I'm fuming. I literally want to go up there and have a huge row but the kids are in bed

OP posts:
Eastereggies · 13/04/2020 16:54

@Windyatthebeach what about him going though? Does it have to be me who leaves ?

OP posts:
Shadowdoor21 · 13/04/2020 16:55

Yeh no one is going to have a problem with you leaving an abusive partner. Even if it wasnt physical, no one should stay in verbal or mentally abusive situations. Or keep kids in those environments.

Shadowdoor21 · 13/04/2020 16:59

Ideally he should leave. But getting him to might not be possible. And you shouldnt stay there with your kids, digging your heels in in the hope he will leave. Of course if you feel at risk of physical harm again you can call the police and they might remove him.

Do you rent or own? Who's name is on the lease? Who's account do the Bills come from?

Could you ask him to go stay somewhere else 'for a few days' and change the locks when he is gone?

Windyatthebeach · 13/04/2020 17:06

He may feel he has control by saying he won't leave.
I left my exh while he was at work..

He lost his control over me that day
.

Eastereggies · 13/04/2020 17:23

Financially it's a mess

The house is ours, we both paid deposit for it, and both contribute equally to mortgage, but as I was a student when we bought it they wouldn't allow me on the mortgage. It's coming up for renewal in July and the plan was to put me on the mortgage now I'm qualified and no longer a student

Anyone know where I stand here ? We are married, so does it matter my name not on mortgage?

He earns 4x more than me. I'm part time NHS. He pays most of bills but I think with some working around I can survive. I've been on entitledto.com to check what I could get .... It's not great but it's something.

This is my kids home I don't want to leave. Ideally I want him to leave.

OP posts:
ifowaa · 13/04/2020 17:27

Is your name in the title deeds?

CremeEggThief · 13/04/2020 17:39

Sorry, OP, but your relationship is over. There's no coming back from this.

bringbacksideburns · 13/04/2020 17:56

I think you need legal advice OP. Maybe post in the legal section on here re your name not being on the mortgage?

As you do the majority of the childcare and work less hours it makes sense for him to go.

You don't call people you live with Cunts and spit at them. Whatever the context of any argument. It's abuse. Pure and simple. You are not meant to be living together with children.

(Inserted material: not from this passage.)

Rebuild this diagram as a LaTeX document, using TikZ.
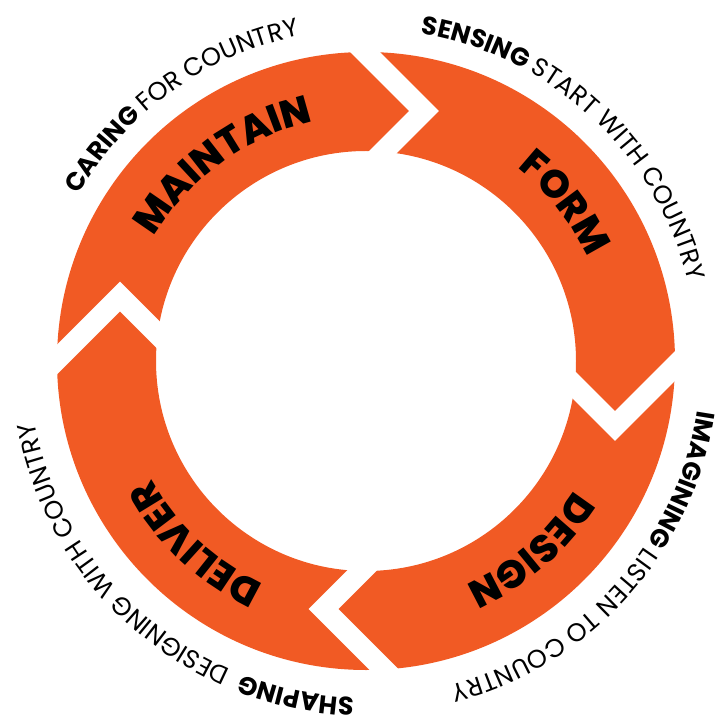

Shadowdoor21 · 13/04/2020 19:09

You definitely need to get some legal advice. If it were just you I would say to leave. As is...of you can afford a place on your own to move to with the kids then I'd still say to go anyway. Home is what you make it. Somewhere new that is a bit cramped is much better than staying with a total shit 24/7. I'm sure the kids will be happier there after the initial upheaval stress has subsided. But speak to a solicitor and see what they say.

snugs69 · 13/04/2020 19:12

Get out now pls

Justtryingtobehelpful · 14/04/2020 01:36

Do a free 30 minutes with a solicitor. Send them all the information therein need beforehand so your can use your time wisely. You'll pay for them after the settlement is the understanding I get from other similar threads. Actually read some of the other threads here on how to get information ready for divorce. Some are very good!

Pickles89 · 14/04/2020 01:52

There's a line that divides 'can be worked on' and 'absolutely no getting back from this' with relationships. Spitting is firmly on the latter side for me.

Ipadipod · 14/04/2020 02:09

This will only get worse, he used to call you a cunt to have the last word , you have become desensitised to this so he’s taken to spitting at you. What happens when you become desensitised to being spat at ?

Please don’t put up with this shocking behaviour Op , see a solicitor as soon as possible.